COLLECTED DATA

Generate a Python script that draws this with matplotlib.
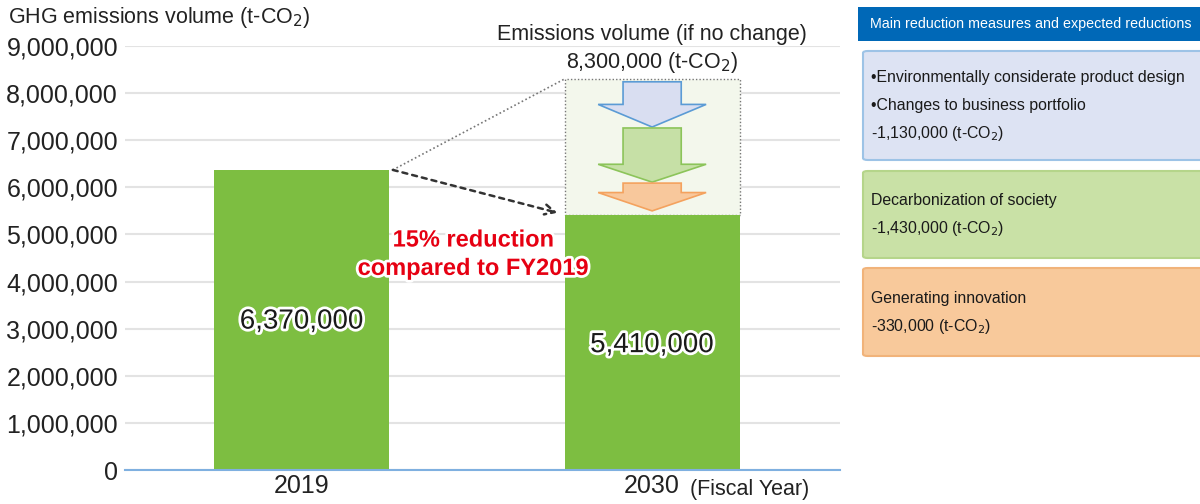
import matplotlib
matplotlib.use("Agg")
import matplotlib.pyplot as plt
import matplotlib.patheffects as pe
from matplotlib.patches import Rectangle, Polygon, FancyBboxPatch
import numpy as np

plt.rcParams["font.family"] = ["Liberation Sans", "DejaVu Sans"]

# data
years = ["2019", "2030"]
emissions = [6370000, 5410000]
no_change = 8300000
measures = [
    ["\u2022Environmentally considerate product design", "\u2022Changes to business portfolio"],
    ["Decarbonization of society"],
    ["Generating innovation"],
]
reductions = [1130000, 1430000, 330000]
yticks = np.arange(0, 9000001, 1000000)

W, H = 1200, 504
fig = plt.figure(figsize=(W / 100, H / 100), dpi=100)


def fx(px):
    return px / W


def fy(py):
    return 1 - py / H


ax = fig.add_axes([fx(125), fy(470), fx(840) - fx(125), fy(46) - fy(470)])
x = np.arange(len(years))
bar_w = 0.5
green = "#7dbe41"
ax.bar(x, emissions, width=bar_w, color=green, zorder=3)
ax.set_xlim(-0.504, 1.536)
ax.set_ylim(0, 9000000)
ax.set_yticks(yticks)
ax.set_yticklabels([f"{v:,}" for v in yticks], fontsize=18, color="#222222")
ax.set_xticks(x)
ax.set_xticklabels(years, fontsize=18, color="#222222")
ax.tick_params(length=0, pad=5)
ax.tick_params(axis="x", pad=3)
ax.yaxis.grid(True, color="#e3e3e3", lw=1.5, zorder=0)
for s in ["top", "right", "left"]:
    ax.spines[s].set_visible(False)
ax.spines["bottom"].set_color("#7fb0e0")
ax.spines["bottom"].set_linewidth(1.5)
ax.spines["bottom"].set_zorder(4)

# value labels
label_y = [3150000, 2650000]
for xi, v, ly in zip(x, emissions, label_y):
    ax.text(xi, ly, f"{v:,}", ha="center", va="center", fontsize=20,
            color="#1a1a1a", zorder=5,
            path_effects=[pe.withStroke(linewidth=4, foreground="white")])

# "if no change" dotted box
x2 = x[1]
ax.add_patch(Rectangle((x2 - bar_w / 2, emissions[1]), bar_w, no_change - emissions[1],
                       facecolor="#f3f7ec", edgecolor="#777777", ls=(0, (1, 1.5)), lw=1, zorder=2))

# reduction arrows (top, tip in data units)
arrow_spans = [(8240000, 7280000), (7260000, 6110000), (6090000, 5500000)]
arrow_styles = [("#d9def1", "#5b9bd5"), ("#c6e0a6", "#8cc45a"), ("#f8c89c", "#f4a25e")]
head_frac = [0.5, 0.33, 0.66]
shaft_hw = 0.083
head_hw = 0.154
for (top, tip), (fc, ec), hf in zip(arrow_spans, arrow_styles, head_frac):
    hstart = tip + (top - tip) * hf
    pts = [(x2 - shaft_hw, top), (x2 + shaft_hw, top), (x2 + shaft_hw, hstart),
           (x2 + head_hw, hstart), (x2, tip), (x2 - head_hw, hstart), (x2 - shaft_hw, hstart)]
    ax.add_patch(Polygon(pts, closed=True, facecolor=fc, edgecolor=ec, lw=1.2, zorder=4))

ax.text(x2, 9240000, "Emissions volume (if no change)", ha="center", va="center", fontsize=15.5,
        color="#222222", clip_on=False)
ax.text(x2, 8660000, "8,300,000 (t-CO$_2$)", ha="center", va="center", fontsize=15.5,
        color="#222222", clip_on=False)

# connector lines
x0r = x[0] + bar_w / 2 + 0.01
ax.plot([x0r, x2 - bar_w / 2], [emissions[0], no_change], color="#777777", lw=1.2,
        ls=(0, (1, 1.5)), zorder=3)
ax.annotate("", xy=(x2 - bar_w / 2 - 0.02, emissions[1] + 50000), xytext=(x0r, emissions[0]),
            arrowprops=dict(arrowstyle="->", color="#333333", lw=1.8, ls=(0, (2, 2)),
                            mutation_scale=18, shrinkA=0, shrinkB=0), zorder=4)

ax.text(0.49, 4580000, "15% reduction\ncompared to FY2019", ha="center", va="center",
        fontsize=17, fontweight="bold", color="#e60012", linespacing=1.3, zorder=6,
        path_effects=[pe.withStroke(linewidth=4, foreground="white")])

# axis titles
fig.text(fx(8), fy(18), "GHG emissions volume (t-CO$_2$)", ha="left", va="center", fontsize=15.5, color="#222222")
fig.text(fx(690), fy(490), "(Fiscal Year)", ha="left", va="center", fontsize=15.5, color="#222222")

# right panel
fig.patches.append(Rectangle((fx(858), fy(41)), fx(1200) - fx(858), fy(7) - fy(41),
                             transform=fig.transFigure, facecolor="#0068b7", edgecolor="none"))
fig.text(fx(870), fy(24), "Main reduction measures and expected reductions", ha="left", va="center",
         fontsize=10.3, color="white")

boxes = [(51, 160, "#dde3f3", "#9dc3e6"), (171, 258, "#c9e1a6", "#b5d58a"), (268, 356, "#f8c99b", "#f1b37a")]
line_gap = 28
for (top, bot, fc, ec), lines, red in zip(boxes, measures, reductions):
    fig.patches.append(FancyBboxPatch((fx(863), fy(bot)), fx(1210) - fx(863), fy(top) - fy(bot),
                                      boxstyle="round,pad=0,rounding_size=0.004",
                                      transform=fig.transFigure, facecolor=fc, edgecolor=ec, lw=1.5))
    texts = lines + [f"-{red:,} (t-CO$_2$)"]
    n = len(texts)
    mid = (top + bot) / 2
    for i, t in enumerate(texts):
        yy = mid + (i - (n - 1) / 2) * line_gap
        fig.text(fx(871), fy(yy), t, ha="left", va="center", fontsize=11.4, color="#1a1a1a")

fig.savefig("out.png", dpi=100)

REQUEST
Without the pictures, please reproduce each line of the listing above exactly, from the first one through the line bearing "return 1 - py / H".

IN RESPONSE
Generate a Python script that draws this with matplotlib.
import matplotlib
matplotlib.use("Agg")
import matplotlib.pyplot as plt
import matplotlib.patheffects as pe
from matplotlib.patches import Rectangle, Polygon, FancyBboxPatch
import numpy as np

plt.rcParams["font.family"] = ["Liberation Sans", "DejaVu Sans"]

# data
years = ["2019", "2030"]
emissions = [6370000, 5410000]
no_change = 8300000
measures = [
    ["\u2022Environmentally considerate product design", "\u2022Changes to business portfolio"],
    ["Decarbonization of society"],
    ["Generating innovation"],
]
reductions = [1130000, 1430000, 330000]
yticks = np.arange(0, 9000001, 1000000)

W, H = 1200, 504
fig = plt.figure(figsize=(W / 100, H / 100), dpi=100)


def fx(px):
    return px / W


def fy(py):
    return 1 - py / H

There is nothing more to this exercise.